The line holding "scaleLinear, line, curveCardinal" is the last one to output; start at the first line of the data, keep every line in between exactly, and leave out pictures.

-- Begin --

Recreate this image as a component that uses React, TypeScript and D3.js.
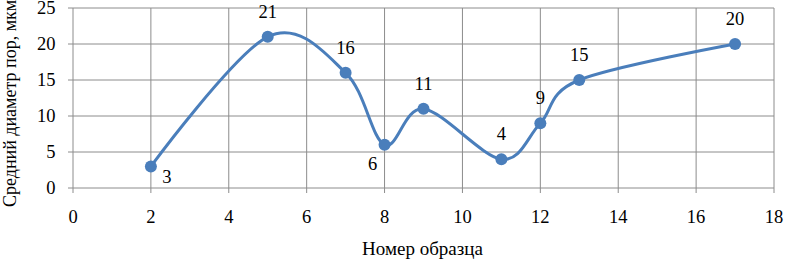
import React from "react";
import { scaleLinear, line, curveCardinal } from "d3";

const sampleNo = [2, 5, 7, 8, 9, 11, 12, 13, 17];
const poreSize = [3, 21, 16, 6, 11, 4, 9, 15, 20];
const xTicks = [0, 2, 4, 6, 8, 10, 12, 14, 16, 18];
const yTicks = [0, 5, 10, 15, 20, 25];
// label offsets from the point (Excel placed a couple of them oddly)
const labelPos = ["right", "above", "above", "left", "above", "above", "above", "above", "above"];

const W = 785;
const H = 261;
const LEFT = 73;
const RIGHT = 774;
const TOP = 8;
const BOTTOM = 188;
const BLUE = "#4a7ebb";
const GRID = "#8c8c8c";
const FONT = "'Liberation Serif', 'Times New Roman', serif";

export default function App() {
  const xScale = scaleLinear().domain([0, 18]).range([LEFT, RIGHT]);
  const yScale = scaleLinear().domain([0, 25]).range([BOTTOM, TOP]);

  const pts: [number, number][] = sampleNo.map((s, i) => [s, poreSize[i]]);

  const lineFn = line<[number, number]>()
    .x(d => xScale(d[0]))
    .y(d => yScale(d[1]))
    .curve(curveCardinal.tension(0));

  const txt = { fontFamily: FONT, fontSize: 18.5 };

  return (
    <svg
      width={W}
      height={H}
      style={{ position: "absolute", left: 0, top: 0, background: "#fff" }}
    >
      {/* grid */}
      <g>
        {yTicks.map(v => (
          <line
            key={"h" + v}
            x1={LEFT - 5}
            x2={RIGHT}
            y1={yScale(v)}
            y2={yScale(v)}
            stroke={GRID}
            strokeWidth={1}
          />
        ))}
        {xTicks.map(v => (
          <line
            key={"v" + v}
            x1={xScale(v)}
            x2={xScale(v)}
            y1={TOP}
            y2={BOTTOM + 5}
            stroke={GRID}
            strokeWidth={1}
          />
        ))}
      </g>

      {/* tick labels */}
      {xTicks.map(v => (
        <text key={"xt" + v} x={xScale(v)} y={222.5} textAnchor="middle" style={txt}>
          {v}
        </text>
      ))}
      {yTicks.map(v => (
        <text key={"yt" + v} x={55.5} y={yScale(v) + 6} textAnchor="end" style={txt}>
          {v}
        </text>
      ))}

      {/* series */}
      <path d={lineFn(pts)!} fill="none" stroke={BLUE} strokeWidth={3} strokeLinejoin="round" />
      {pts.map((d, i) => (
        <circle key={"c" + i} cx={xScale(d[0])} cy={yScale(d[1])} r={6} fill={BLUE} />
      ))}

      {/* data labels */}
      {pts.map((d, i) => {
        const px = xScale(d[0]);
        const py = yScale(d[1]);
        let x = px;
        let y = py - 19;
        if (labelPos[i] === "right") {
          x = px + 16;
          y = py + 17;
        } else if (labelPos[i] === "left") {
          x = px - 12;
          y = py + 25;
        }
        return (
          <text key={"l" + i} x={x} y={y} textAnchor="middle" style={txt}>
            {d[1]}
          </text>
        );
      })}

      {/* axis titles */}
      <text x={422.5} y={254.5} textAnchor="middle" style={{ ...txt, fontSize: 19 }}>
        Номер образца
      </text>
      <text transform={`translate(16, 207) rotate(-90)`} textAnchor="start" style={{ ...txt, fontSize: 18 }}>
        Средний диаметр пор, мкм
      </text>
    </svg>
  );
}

-- End --

## [Finished task]
Recreate this image as a component that uses React, TypeScript and D3.js.
import React from "react";
import { scaleLinear, line, curveCardinal } from "d3";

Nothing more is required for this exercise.